You should do a deeper reading of the Constitution and the role the courts play. I think you’re quite confused.


You seem confused. The founders believed right to keep and bear arms is god given and recognized this in the constitution as a backstop against tyranny of the courts or any branch of government. They did not anticipate the courts decision to necessarily be final or correct.


They did anticipate (and in fact mandated) courts to interpret the Constitution, which they did and they do. I didn't claim the courts' decisions are necessarily "final or correct."

I'm saying if you believe that courts are routinely violating rights then you don't know how rights are derived in this country.


> They did anticipate (and in fact mandated) courts to interpret the Constitution

FWIW judicial review was not a mandate in the constitution but was something the court decided it could do with Marbury v Madison.

https://www.supremecourt.gov/about/constitutional.aspx


Good point, "mandated" is probably overdoing it, though in practice to judge a case necessitates an interpretation of the relevant law.

Judicial review was officially challenged and affirmed in Marbury v Madison. That wasn't where it was "decided" they could do it. As the article you just posted (and a basic understanding of western judicial tradition) clearly explains, judicial review in America predates not just Marbury v Madison, but the Constitution itself.

The Marbury decision itself is predicated on the prior point: it is literally not possible to have a judiciary that doesn't interpret the laws themselves.


I think that is really what it comes down to: courts can't do anything if they can't interpret the law.

The scope and extent of that interpretation should be fairly limited -- the tendency of the common law system to accumulate "judge made law" can lead to inconsistencies (and certainly has, with regards to the 2nd Amendment) -- but how could law ever be so thorough and systematic as to obviate the need for such interpretation entirely?
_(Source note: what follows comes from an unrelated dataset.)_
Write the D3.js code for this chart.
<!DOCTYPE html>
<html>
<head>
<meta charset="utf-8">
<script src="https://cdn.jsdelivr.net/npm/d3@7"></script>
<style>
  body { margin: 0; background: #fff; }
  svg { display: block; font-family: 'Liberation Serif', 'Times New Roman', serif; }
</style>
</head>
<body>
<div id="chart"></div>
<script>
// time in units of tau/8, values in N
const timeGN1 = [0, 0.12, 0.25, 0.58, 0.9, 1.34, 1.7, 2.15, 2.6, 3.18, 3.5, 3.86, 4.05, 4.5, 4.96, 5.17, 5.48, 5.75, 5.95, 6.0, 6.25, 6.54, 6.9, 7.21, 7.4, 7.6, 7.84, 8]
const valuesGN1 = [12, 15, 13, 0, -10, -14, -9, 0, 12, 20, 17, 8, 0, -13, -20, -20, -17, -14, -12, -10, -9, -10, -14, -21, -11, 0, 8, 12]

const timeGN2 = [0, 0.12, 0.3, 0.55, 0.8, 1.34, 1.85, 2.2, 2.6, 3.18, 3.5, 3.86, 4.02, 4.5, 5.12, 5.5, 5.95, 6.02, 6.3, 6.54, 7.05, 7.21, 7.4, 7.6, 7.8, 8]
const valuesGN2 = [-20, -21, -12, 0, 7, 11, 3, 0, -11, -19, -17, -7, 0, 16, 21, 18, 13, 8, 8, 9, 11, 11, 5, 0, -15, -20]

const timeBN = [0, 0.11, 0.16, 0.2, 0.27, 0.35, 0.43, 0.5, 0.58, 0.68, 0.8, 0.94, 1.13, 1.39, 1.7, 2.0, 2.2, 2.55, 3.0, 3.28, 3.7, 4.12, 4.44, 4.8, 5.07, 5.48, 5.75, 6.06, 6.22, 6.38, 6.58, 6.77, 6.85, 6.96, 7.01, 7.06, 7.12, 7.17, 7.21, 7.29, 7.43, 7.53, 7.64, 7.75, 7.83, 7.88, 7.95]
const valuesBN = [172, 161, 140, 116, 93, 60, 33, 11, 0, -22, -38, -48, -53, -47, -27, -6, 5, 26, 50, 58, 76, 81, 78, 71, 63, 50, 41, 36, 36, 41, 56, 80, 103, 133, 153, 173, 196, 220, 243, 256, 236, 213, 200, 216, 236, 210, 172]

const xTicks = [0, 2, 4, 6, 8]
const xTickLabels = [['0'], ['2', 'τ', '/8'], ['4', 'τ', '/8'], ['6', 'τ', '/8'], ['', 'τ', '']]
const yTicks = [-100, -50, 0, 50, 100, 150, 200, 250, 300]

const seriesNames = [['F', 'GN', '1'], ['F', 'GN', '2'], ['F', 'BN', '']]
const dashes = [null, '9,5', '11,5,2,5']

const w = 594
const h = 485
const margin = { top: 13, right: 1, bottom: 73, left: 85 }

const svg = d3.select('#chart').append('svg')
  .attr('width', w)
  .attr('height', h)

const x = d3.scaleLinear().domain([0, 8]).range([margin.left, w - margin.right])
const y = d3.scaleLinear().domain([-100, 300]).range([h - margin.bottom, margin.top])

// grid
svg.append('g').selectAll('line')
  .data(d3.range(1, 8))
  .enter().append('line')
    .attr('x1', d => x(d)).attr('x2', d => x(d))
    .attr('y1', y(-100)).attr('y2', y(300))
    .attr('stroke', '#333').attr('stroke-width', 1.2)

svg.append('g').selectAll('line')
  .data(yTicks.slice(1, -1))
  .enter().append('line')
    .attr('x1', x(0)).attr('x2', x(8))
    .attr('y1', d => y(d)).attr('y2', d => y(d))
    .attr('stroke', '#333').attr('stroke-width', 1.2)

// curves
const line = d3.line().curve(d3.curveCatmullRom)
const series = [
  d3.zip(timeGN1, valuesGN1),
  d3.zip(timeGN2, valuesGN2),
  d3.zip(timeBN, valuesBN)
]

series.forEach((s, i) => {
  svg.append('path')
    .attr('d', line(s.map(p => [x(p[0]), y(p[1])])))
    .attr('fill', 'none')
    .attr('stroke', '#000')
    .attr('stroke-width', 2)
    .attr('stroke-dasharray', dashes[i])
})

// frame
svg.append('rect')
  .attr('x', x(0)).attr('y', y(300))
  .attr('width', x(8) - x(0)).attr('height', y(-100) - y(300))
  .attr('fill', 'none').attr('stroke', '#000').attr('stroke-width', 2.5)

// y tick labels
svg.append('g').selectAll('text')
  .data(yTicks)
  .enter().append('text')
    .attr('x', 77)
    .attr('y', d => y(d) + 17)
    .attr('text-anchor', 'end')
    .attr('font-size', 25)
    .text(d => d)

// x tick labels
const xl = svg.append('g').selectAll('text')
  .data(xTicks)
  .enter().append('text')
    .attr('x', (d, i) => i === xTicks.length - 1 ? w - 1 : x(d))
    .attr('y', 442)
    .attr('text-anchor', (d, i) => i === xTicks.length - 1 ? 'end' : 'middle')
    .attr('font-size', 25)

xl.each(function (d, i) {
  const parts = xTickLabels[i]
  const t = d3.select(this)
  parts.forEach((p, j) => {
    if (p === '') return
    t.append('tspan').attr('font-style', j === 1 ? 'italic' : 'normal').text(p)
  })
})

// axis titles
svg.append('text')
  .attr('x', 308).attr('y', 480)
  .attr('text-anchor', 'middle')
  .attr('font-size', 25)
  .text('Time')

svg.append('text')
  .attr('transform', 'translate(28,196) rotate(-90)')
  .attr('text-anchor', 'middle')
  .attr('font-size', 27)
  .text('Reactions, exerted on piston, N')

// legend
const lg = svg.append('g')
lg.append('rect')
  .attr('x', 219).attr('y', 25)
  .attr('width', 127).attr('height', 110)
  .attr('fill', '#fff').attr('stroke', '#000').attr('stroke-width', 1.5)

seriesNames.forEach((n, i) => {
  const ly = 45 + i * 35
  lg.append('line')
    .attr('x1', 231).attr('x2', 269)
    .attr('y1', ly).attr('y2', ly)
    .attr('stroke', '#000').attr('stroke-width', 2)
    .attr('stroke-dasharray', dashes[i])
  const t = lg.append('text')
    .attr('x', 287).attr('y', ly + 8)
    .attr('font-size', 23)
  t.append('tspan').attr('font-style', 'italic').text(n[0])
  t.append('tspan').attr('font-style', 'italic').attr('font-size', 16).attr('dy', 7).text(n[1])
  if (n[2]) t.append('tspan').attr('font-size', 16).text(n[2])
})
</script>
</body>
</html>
Founders didn't believe rights were derived from the courts or any part of government.


Philosophically sure, but note the rather elaborate system they created to encode that philosophical view into reality. They clearly did not think that God would do the heavy lifting. That's what we're talking about here.


You’re completely missing the point of the nuclear weapons here.

Their purpose in this argument is to show that the principled stand is a lie. It’s not about belief in a god-given right to bear arms without restrictions. Basically everyone on all sides of the argument believes there should be restrictions. The disagreement is just about what those restrictions should be. Some people who want looser restrictions pretend, maybe even believe, that their position is a principled, absolutist one. But it isn’t, any more than “ban all guns except single-shot pistols” is.


What if the reason people can't own nuclear weapons has nothing to do with them as weapons?

The debate people have about 2A and nukes is usually pretty low resolution: I don't ever see any references to the CFR but there's plenty of stuff (in Title 10, I believe) that restricts nuclear materials for any purpose whatever.